In: Economics
What are the primary differences between private trading exchanges and public trading exchanges in B2B e-commerce? What are the advantages of each type of exchange?
A single entity owns and manages the private exchanges. The owner exclusively makes use of the exchange to trade data with existing suppliers and customers. Those exchanges allow buyers to centralize and manage purchases from favorite suppliers. Companies also use these to trade proprietary data, such as product designs and demand forecasting, to improve planning and reduce inventory costs. The investment required for participating in a private exchange depends on how much trading partners need to integrate their data-sharing systems.
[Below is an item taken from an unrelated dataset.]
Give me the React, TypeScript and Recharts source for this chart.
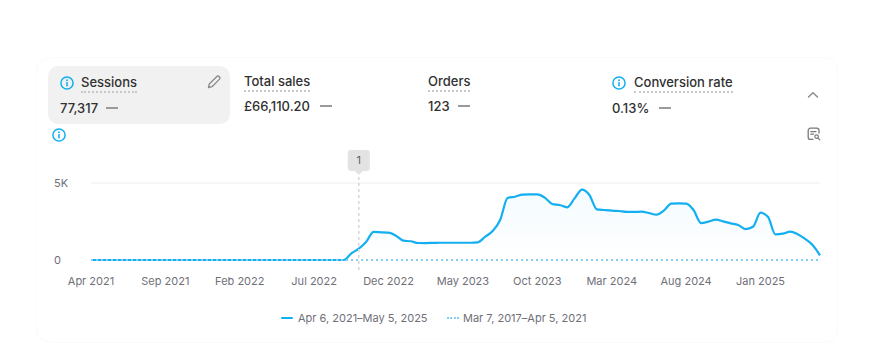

The owner of the exchange usually selects the exchange technology, and sets policies for its service.
Public exchanges are owned by consortia of industry or independent investors and have a board of directors. Although each exchange sets its own rules, they are generally open to any company wishing to use them for a fee. One selling point for public exchanges is that they provide services and a shared forum for technology. The services that many public exchanges provide include sales, spot buying, and ordering from catalogs of participants. They can also provide payment services, and demand forecasts for goods or supplies in the industry.
Typically consortia are formed by a group of leading suppliers in a particular industry, such as the Global Food Exchange. Public exchanges like Commerce One are run by a third party, and are open to all companies that meet the exchange-defined standards. A single company and its key suppliers run private marketplaces, such as those sponsored by Walmart and Dell. Another way of classifying exchanges is as either vertical specializing in serving a single industry or horizontal serving a wide variety of industries, such as PurchasePro.
Most of the first generation of B2B exchanges were open, public marketplaces based on a small percentage fee on all transactions carried out. Wall Street did the maths, noting that the total B2B marketplace is possibly 10 times larger than the consumer marketplace due to all the intermediate transactions involved in marketing products. The result was that money flowed freely from venture capital and even initial public offerings resulting in a large number of start-ups.